Dark warehouses not only offer cost savings, but they also offer some environmental ones as well and help reduce injuries otherwise incurred by workers. As with smart factories, dark factories will enable manufacturers to take advantage of a continuous stream of quality, relevant data from the factory floor that they can use to their benefit as discussed earlier. As well, dark factories will greatly enable manufacturers to increase their efficiencies and thus grow the business.

ERP to drive digital transformation

At the core of using data in new ways and embracing digital transformation is ERP, as it enables organizations to consolidate data, often existing in silos, and ready that data for analysis so that data can be transformed into actionable insight. ERP systems further contribute to enabling innovation when used in manufacturing, as they too are evolving.

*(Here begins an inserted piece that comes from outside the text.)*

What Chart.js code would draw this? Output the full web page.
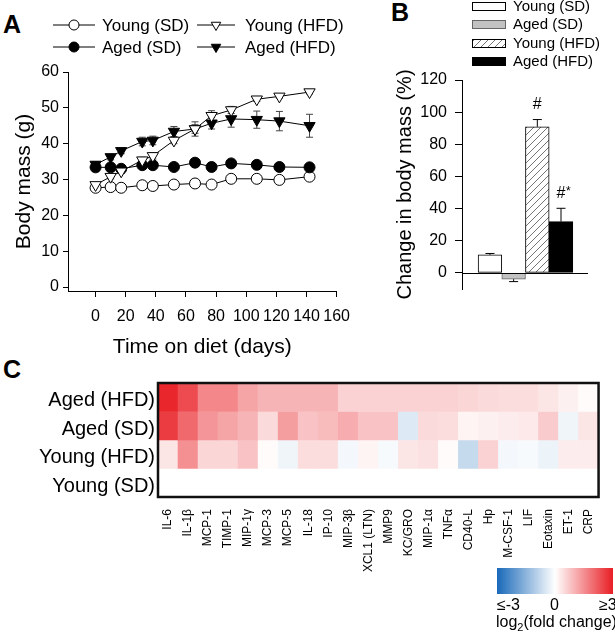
<!DOCTYPE html>
<html>
<head>
<meta charset="utf-8">
<script src="https://cdn.jsdelivr.net/npm/chart.js@4.4.1/dist/chart.umd.min.js"></script>
<style>
  body { margin: 0; background: #fff; width: 615px; height: 639px; position: relative; overflow: hidden;
         font-family: "Liberation Sans", Arial, sans-serif; color: #000; }
  canvas { position: absolute; }
  .letter { position: absolute; font-weight: bold; font-size: 25px; line-height: 25px; }
  .lbl { position: absolute; font-size: 16px; line-height: 16px; white-space: nowrap; }
</style>
</head>
<body>
<div class="letter" style="left:3px;top:12px">A</div>
<div class="letter" style="left:391px;top:0px">B</div>
<div class="letter" style="left:3px;top:357px">C</div>

<canvas id="massChart" width="360" height="365" style="left:0;top:0"></canvas>
<canvas id="changeChart" width="255" height="320" style="left:360px;top:0"></canvas>
<canvas id="heatChart" width="615" height="225" style="left:0;top:365px"></canvas>

<div id="colorBar" style="position:absolute;left:497px;top:568px;width:116px;height:26px;
     background:linear-gradient(to right, rgb(25,105,185), #fff 50%, rgb(232,30,36));"></div>
<div class="lbl" style="left:497px;top:597px">≤-3</div>
<div class="lbl" style="left:550px;top:597px">0</div>
<div class="lbl" style="left:599px;top:597px">≥3</div>
<div class="lbl" style="left:496px;top:614px">log<sub style="font-size:11px">2</sub>(fold change)</div>

<script>
Chart.defaults.font.family = '"Liberation Sans", Arial, sans-serif';
Chart.defaults.color = '#000';

// Panel A - body mass (g) over time on diet
const days = [0, 10, 17, 31, 38, 52, 66, 77, 90, 107, 122, 142];
const youngSD = [27.7, 27.9, 27.7, 28.4, 28.2, 28.6, 28.9, 28.6, 30.2, 30.2, 29.9, 30.8];
const agedSD = [33.4, 33.4, 33.0, 34.0, 34.0, 33.5, 34.7, 33.5, 34.5, 34.1, 33.5, 33.4];
const youngHFD = [28.5, 30.8, 32.3, 35.4, 36.6, 40.9, 44.1, 47.8, 49.4, 52.4, 53.2, 54.4];
const agedHFD = [34.2, 36.3, 38.0, 40.6, 40.9, 43.4, 44.1, 45.7, 46.9, 46.7, 46.3, 45.0];
const youngSDErr = [0.5, 0.4, 0.4, 0.4, 0.4, 0.4, 0.5, 0.4, 0.5, 0.5, 0.5, 0.5];
const agedSDErr = [0.6, 0.6, 0.6, 0.6, 0.6, 0.6, 0.6, 0.6, 0.6, 0.6, 0.6, 0.6];
const youngHFDErr = [0.5, 0.6, 0.6, 0.8, 0.9, 0.9, 1.2, 1.4, 1.0, 0.6, 0.5, 0.5];
const agedHFDErr = [0.8, 0.8, 0.8, 1.2, 1.2, 1.4, 2.0, 1.6, 2.3, 2.4, 2.7, 3.2];
const dayTicks = [0, 20, 40, 60, 80, 100, 120, 140, 160];
const massTicks = [0, 10, 20, 30, 40, 50, 60];

// Panel B - change in body mass (%)
const groups = ['Young (SD)', 'Aged (SD)', 'Young (HFD)', 'Aged (HFD)'];
const massChange = [11.2, -3.9, 90.9, 31.9];
const massChangeErr = [0.9, 1.5, 4.5, 8.3];
const changeMarks = ['', '', '#', '#*'];
const changeTicks = [0, 20, 40, 60, 80, 100, 120];

// Panel C - cytokine log2(fold change) vs Young (SD)
const cytokines = ['IL-6', 'IL-1β', 'MCP-1', 'TIMP-1', 'MIP-1γ', 'MCP-3', 'MCP-5', 'IL-18', 'IP-10', 'MIP-3β',
  'XCL1 (LTN)', 'MMP9', 'KC/GRO', 'MIP-1α', 'TNFα', 'CD40-L', 'Hp', 'M-CSF-1', 'LIF', 'Eotaxin', 'ET-1', 'CRP'];
const heatRows = ['Aged (HFD)', 'Aged (SD)', 'Young (HFD)', 'Young (SD)'];
const agedHFDLog2 = [2.9, 2.4, 1.6, 1.6, 1.2, 1.0, 1.0, 1.0, 1.0, 0.6, 0.6, 0.6, 0.6, 0.6, 0.6, 0.55, 0.5, 0.45, 0.45, 0.35, 0.2, 0.05];
const agedSDLog2 = [2.6, 2.0, 1.4, 1.2, 1.0, 0.5, 1.3, 0.8, 0.9, 1.1, 0.8, 0.8, -0.45, 0.5, 0.45, 0.15, 0.2, 0.25, 0.3, 0.7, -0.2, 0.35];
const youngHFDLog2 = [0.35, 1.5, 0.55, 0.55, 0.8, 0.05, -0.2, 0.45, 0.45, -0.15, 0.15, -0.1, 0.35, 0.4, 0.05, -0.75, 0.6, -0.15, -0.1, -0.25, 0.25, 0.25];
const youngSDLog2 = [0, 0, 0, 0, 0, 0, 0, 0, 0, 0, 0, 0, 0, 0, 0, 0, 0, 0, 0, 0, 0, 0];

// ---------- Panel A ----------
function massSeries(label, values, errors, style, fill, order) {
    return {
        label: label,
        data: days.map((d, k) => ({ x: d, y: values[k] })),
        errors: errors,
        order: order,
        borderColor: '#000',
        borderWidth: 1,
        pointStyle: style,
        pointRotation: style === 'triangle' ? 180 : 0,
        pointRadius: style === 'triangle' ? 6.5 : 5.5,
        pointBackgroundColor: fill,
        pointBorderColor: '#000',
        pointBorderWidth: 1
    };
}

const errorBarsA = {
    id: 'errorBarsA',
    beforeDatasetsDraw(chart) {
        const ctx = chart.ctx, y = chart.scales.y;
        ctx.save();
        ctx.strokeStyle = '#444';
        ctx.lineWidth = 1;
        chart.data.datasets.forEach((ds, i) => {
            chart.getDatasetMeta(i).data.forEach((pt, j) => {
                const v = ds.data[j].y, e = ds.errors[j];
                const top = y.getPixelForValue(v + e), bot = y.getPixelForValue(v - e);
                ctx.beginPath();
                ctx.moveTo(pt.x, top); ctx.lineTo(pt.x, bot);
                ctx.moveTo(pt.x - 3.5, top); ctx.lineTo(pt.x + 3.5, top);
                ctx.moveTo(pt.x - 3.5, bot); ctx.lineTo(pt.x + 3.5, bot);
                ctx.stroke();
            });
        });
        ctx.restore();
    }
};

// legend with a line through each marker, two rows
const legendA = {
    id: 'legendA',
    afterDraw(chart) {
        const ctx = chart.ctx;
        const slots = [[53, 95, 102, 25], [53, 95, 102, 47], [197, 235, 245, 25], [197, 235, 245, 47]];
        ctx.save();
        ctx.font = '17px "Liberation Sans", Arial, sans-serif';
        ctx.textBaseline = 'middle';
        chart.data.datasets.forEach((ds, i) => {
            const [x1, x2, tx, ty] = slots[i];
            ctx.strokeStyle = '#000';
            ctx.lineWidth = 1;
            ctx.beginPath(); ctx.moveTo(x1, ty); ctx.lineTo(x2, ty); ctx.stroke();
            ctx.fillStyle = ds.pointBackgroundColor;
            Chart.helpers.drawPoint(ctx, {
                pointStyle: ds.pointStyle, rotation: ds.pointRotation,
                radius: ds.pointStyle === 'triangle' ? 5.5 : 5, borderWidth: 1
            }, (x1 + x2) / 2, ty);
            ctx.fillStyle = '#000';
            ctx.fillText(ds.label, tx, ty + 1);
        });
        ctx.restore();
    }
};

new Chart(document.getElementById('massChart'), {
    type: 'line',
    data: {
        datasets: [
            massSeries('Young (SD)', youngSD, youngSDErr, 'circle', '#fff', 3),
            massSeries('Aged (SD)', agedSD, agedSDErr, 'circle', '#000', 2),
            massSeries('Young (HFD)', youngHFD, youngHFDErr, 'triangle', '#fff', 0),
            massSeries('Aged (HFD)', agedHFD, agedHFDErr, 'triangle', '#000', 1)
        ]
    },
    options: {
        responsive: false,
        animation: false,
        layout: { padding: { top: 72, right: 19, left: 0, bottom: 0 } },
        plugins: { legend: { display: false }, tooltip: { enabled: false } },
        scales: {
            x: {
                type: 'linear', min: -18.3, max: 160,
                afterBuildTicks: s => { s.ticks = dayTicks.map(v => ({ value: v })); },
                afterFit: s => { s.height = 74; },
                ticks: { font: { size: 16 }, padding: 10, maxRotation: 0 },
                grid: { drawOnChartArea: false, tickLength: 6, color: '#000' },
                border: { color: '#000' },
                title: { display: true, text: 'Time on diet (days)', font: { size: 21 }, padding: { top: 0, bottom: 5 } }
            },
            y: {
                min: -1.1, max: 60,
                afterBuildTicks: s => { s.ticks = massTicks.map(v => ({ value: v })); },
                afterFit: s => { s.width = 68; },
                ticks: { font: { size: 16 }, padding: 4 },
                grid: { drawOnChartArea: false, tickLength: 5, color: '#000' },
                border: { color: '#000' },
                title: { display: true, text: 'Body mass (g)', font: { size: 21 }, padding: { top: 12, bottom: 0 } }
            }
        }
    },
    plugins: [errorBarsA, legendA]
});

// ---------- Panel B ----------
function hatchPattern() {
    const c = document.createElement('canvas');
    c.width = 7; c.height = 7;
    const g = c.getContext('2d');
    g.fillStyle = '#fff';
    g.fillRect(0, 0, 7, 7);
    g.strokeStyle = '#666';
    g.lineWidth = 0.9;
    g.beginPath();
    g.moveTo(-1, 8); g.lineTo(8, -1);
    g.stroke();
    return g.createPattern(c, 'repeat');
}
const hatch = hatchPattern();
const barFills = ['#fff', '#c2c2c2', hatch, '#000'];
const barEdges = ['#000', '#666', '#000', '#000'];

// zero line, error bars and significance marks
const barExtrasB = {
    id: 'barExtrasB',
    afterDatasetsDraw(chart) {
        const ctx = chart.ctx, y = chart.scales.y, area = chart.chartArea;
        const bars = chart.getDatasetMeta(0).data;
        const zero = Math.round(y.getPixelForValue(0)) + 0.5;
        ctx.save();
        ctx.strokeStyle = '#000';
        ctx.lineWidth = 1;
        ctx.beginPath();
        ctx.moveTo(area.left, zero); ctx.lineTo(area.right, zero);
        ctx.stroke();
        bars.forEach((bar, j) => {
            const v = massChange[j];
            const tip = y.getPixelForValue(v + Math.sign(v) * massChangeErr[j]);
            const base = y.getPixelForValue(v);
            ctx.beginPath();
            ctx.moveTo(bar.x, base); ctx.lineTo(bar.x, tip);
            ctx.moveTo(bar.x - 4.5, tip); ctx.lineTo(bar.x + 4.5, tip);
            ctx.stroke();
            if (changeMarks[j]) {
                ctx.fillStyle = '#000';
                ctx.textBaseline = 'bottom';
                ctx.textAlign = 'center';
                ctx.font = '16px "Liberation Sans", Arial, sans-serif';
                ctx.fillText('#', bar.x, tip - 7);
                if (changeMarks[j].length > 1) {
                    ctx.font = '12px "Liberation Sans", Arial, sans-serif';
                    ctx.textAlign = 'left';
                    ctx.fillText('*', bar.x + 5, tip - 11);
                }
            }
        });
        ctx.restore();
    }
};

const legendB = {
    id: 'legendB',
    afterDraw(chart) {
        const ctx = chart.ctx;
        const tops = [2, 20, 39, 57];
        ctx.save();
        ctx.font = '15px "Liberation Sans", Arial, sans-serif';
        ctx.textBaseline = 'middle';
        groups.forEach((g, i) => {
            ctx.fillStyle = barFills[i];
            ctx.fillRect(112, tops[i], 34, 9);
            ctx.strokeStyle = barEdges[i];
            ctx.lineWidth = 1;
            ctx.strokeRect(112.5, tops[i] + 0.5, 33, 8);
            ctx.fillStyle = '#000';
            ctx.fillText(g, 153, tops[i] + 5);
        });
        ctx.restore();
    }
};

new Chart(document.getElementById('changeChart'), {
    type: 'bar',
    data: {
        datasets: [{
            label: 'Change in body mass',
            data: massChange.map((v, k) => ({ x: k, y: v })),
            backgroundColor: barFills,
            borderColor: barEdges,
            borderWidth: 1,
            borderSkipped: false,
            barPercentage: 1,
            categoryPercentage: 1
        }]
    },
    options: {
        responsive: false,
        animation: false,
        layout: { padding: { top: 80, right: 27, left: 0, bottom: 31 } },
        plugins: { legend: { display: false }, tooltip: { enabled: false } },
        scales: {
            x: {
                type: 'linear', min: -1.18, max: 4.14, offset: false,
                afterBuildTicks: s => { s.ticks = groups.map((g, k) => ({ value: k })); },
                afterFit: s => { s.height = 0; },
                ticks: { display: false },
                grid: { display: false, drawTicks: false },
                border: { display: false }
            },
            y: {
                min: -10, max: 120,
                afterBuildTicks: s => { s.ticks = changeTicks.map(v => ({ value: v })); },
                afterFit: s => { s.width = 102; },
                ticks: { font: { size: 16 }, padding: 8 },
                grid: { drawOnChartArea: false, tickLength: 7, color: '#000' },
                border: { color: '#000' },
                title: { display: true, text: 'Change in body mass (%)', font: { size: 20 }, padding: { top: 33, bottom: 0 } }
            }
        }
    },
    plugins: [barExtrasB, legendB]
});

// ---------- Panel C ----------
function heatColor(v) {
    const t = Math.min(Math.abs(v) / 3, 1);
    const end = v >= 0 ? [232, 30, 36] : [25, 105, 185];
    const c = end.map(e => Math.round(255 - t * (255 - e)));
    return `rgb(${c[0]}, ${c[1]}, ${c[2]})`;
}

const heatValues = [agedHFDLog2, agedSDLog2, youngHFDLog2, youngSDLog2];

const heatFrame = {
    id: 'heatFrame',
    afterDraw(chart) {
        const { ctx, chartArea: a } = chart;
        ctx.save();
        ctx.strokeStyle = '#111';
        ctx.lineWidth = 2.5;
        ctx.strokeRect(a.left, a.top, a.right - a.left, a.bottom - a.top);
        ctx.restore();
    }
};

new Chart(document.getElementById('heatChart'), {
    type: 'bar',
    data: {
        labels: cytokines,
        datasets: heatValues.map((vals, i) => ({
            label: heatRows[i],
            data: vals.map(() => [3 - i, 4 - i]),
            backgroundColor: vals.map(heatColor),
            borderWidth: 0,
            barPercentage: 1,
            categoryPercentage: 1,
            grouped: false
        }))
    },
    options: {
        responsive: false,
        animation: false,
        layout: { padding: { top: 18, right: 2, left: 0, bottom: 0 } },
        plugins: { legend: { display: false }, tooltip: { enabled: false } },
        scales: {
            x: {
                afterFit: s => { s.height = 93; },
                ticks: { font: { size: 12 }, padding: 12, minRotation: 90, maxRotation: 90, autoSkip: false },
                grid: { display: false, drawTicks: false },
                border: { display: false }
            },
            y: {
                min: 0, max: 4,
                // row labels sit a little below the cell centres in the original
                afterBuildTicks: s => { s.ticks = [3.37, 2.37, 1.37, 0.37].map(v => ({ value: v })); },
                afterFit: s => { s.width = 158; },
                ticks: { font: { size: 20 }, padding: 3, callback: v => heatRows[3 - Math.floor(v)] },
                grid: { display: false, drawTicks: false },
                border: { display: false }
            }
        }
    },
    plugins: [heatFrame]
});
</script>
</body>
</html>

For the past several decades, ERP systems have been monolithic applications, but that is changing. they are now becoming more platform based, that are more customisable and better able to integrate information from a variety of sources. This will afford manufacturers a greater degree of agility in how they handle data.

Growing need to innovate

It is imperative that manufacturers and distributors accept that data, digital transformation, and the need for innovation are only going to increase. According to global projections, we will reach 18 zettabytes of data by 2025. Digital transformation is not a ‘’set and forget’ endeavour, it is a journey which includes continuous innovation. The pace of change in the world is ten times the rate of change just five years ago and increasing exponentially.

Pragmatically speaking manufacturers and distributors must get used to the idea of continuously transforming their operations to adapt to the world’s demands.

By doing so, manufacturers will not only be able to respond to necessity, they will also be able to grasp the opportunities to become factories of the future and innovate in the face of uncertainty; so as to thrive.